Circumstantial evidence

Anwar Ali and another vs. The State of Himachal Pradesh [Criminal Appeal No. 1121 of 2016]

[25.09.2020] – Re-appreciation of Evidence in Appeal – Conviction on basis of Circumstantial evidence – Relevance of Motive

Brief: In this case, upholding the order of acquittal by the Trial Court and setting aside order of conviction by the High Court, the Supreme Court some important observations. The Court held that the High Court can re-appreciate evidence in appeal under section 378 of CrPC in particular circumstances of a case. Also, for conviction on basis of circumstantial evidence the chain of evidence must be so complete as not to leave any reasonable ground for the   conclusion consistent with the innocence of the accused and must show that in all human probability the act must have been done by the accused. Further, the Court also observed that an absence of proving the motive cannot be a ground to reject the prosecution case.

Important Paragraphs

2. Feeling   aggrieved   and   dissatisfied   with   the   impugned judgment and order dated 20.09.2016 passed by the High Court of Himachal Pradesh in Criminal Appeal No. 464 of 2012, by which the High Court has allowed the said appeal preferred by the   respondent   –  The   State   of   Himachal   Pradesh   and   has reversed   the   judgment   and   order   of   acquittal   passed   by   the learned   trial   Court   and   consequently   has   convicted   the appellants – original accused for the offences punishable under Sections 302 read with 34, 392, 201 and 420, IPC and  has sentenced the appellants herein – original accused to undergo life imprisonment for the offences punishable under Section 302 read with 34, IPC, the appellants – original accused have preferred the present appeal.

4. The present appeal is vehemently opposed by the learned counsel   appearing   on   behalf   of   the   respondent   –   State   of Himachal Pradesh.

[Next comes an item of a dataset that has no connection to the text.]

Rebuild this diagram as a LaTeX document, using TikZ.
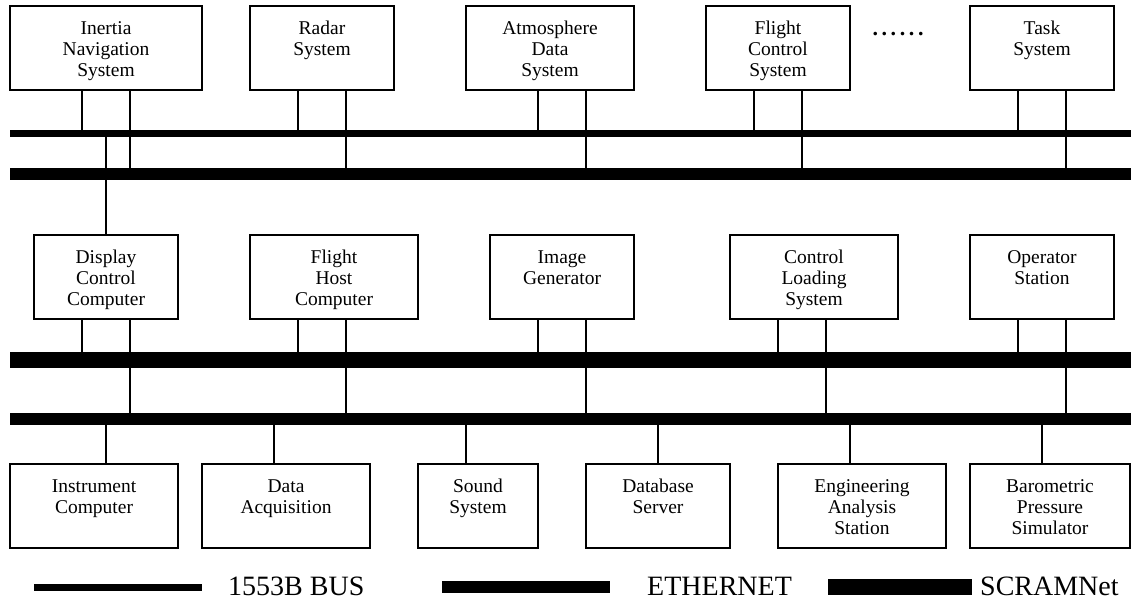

4.1 It is submitted that in the present case the High Court has after   re­appreciation   of   entire   evidence   on   record,   found   the accused   guilty   for   the   unnatural   death   of   Deepak   Kumar deceased.  It is submitted that as such the re­appreciation of the entire evidence by the first appellate court is permissible;

4.4. Now so far as the submission on behalf of the accused on non­examination of independent witnesses at the time of recovery and non­compliance of the provisions of Section 100(4) Cr.P.C. and other related provisions is concerned, it is submitted by the learned counsel appearing on behalf of the respondent­State that the persons who were gathered at the time of recovery were mere spectators and none had come forward to act as a witness in the matter. It is submitted that even otherwise as held by this Court in the case of Ronny v. State of Maharashtra, (1998) 3 SCC 625 that even if the witness has been brought by the investigating agency along with them, they cannot be disbelieved only on that ground.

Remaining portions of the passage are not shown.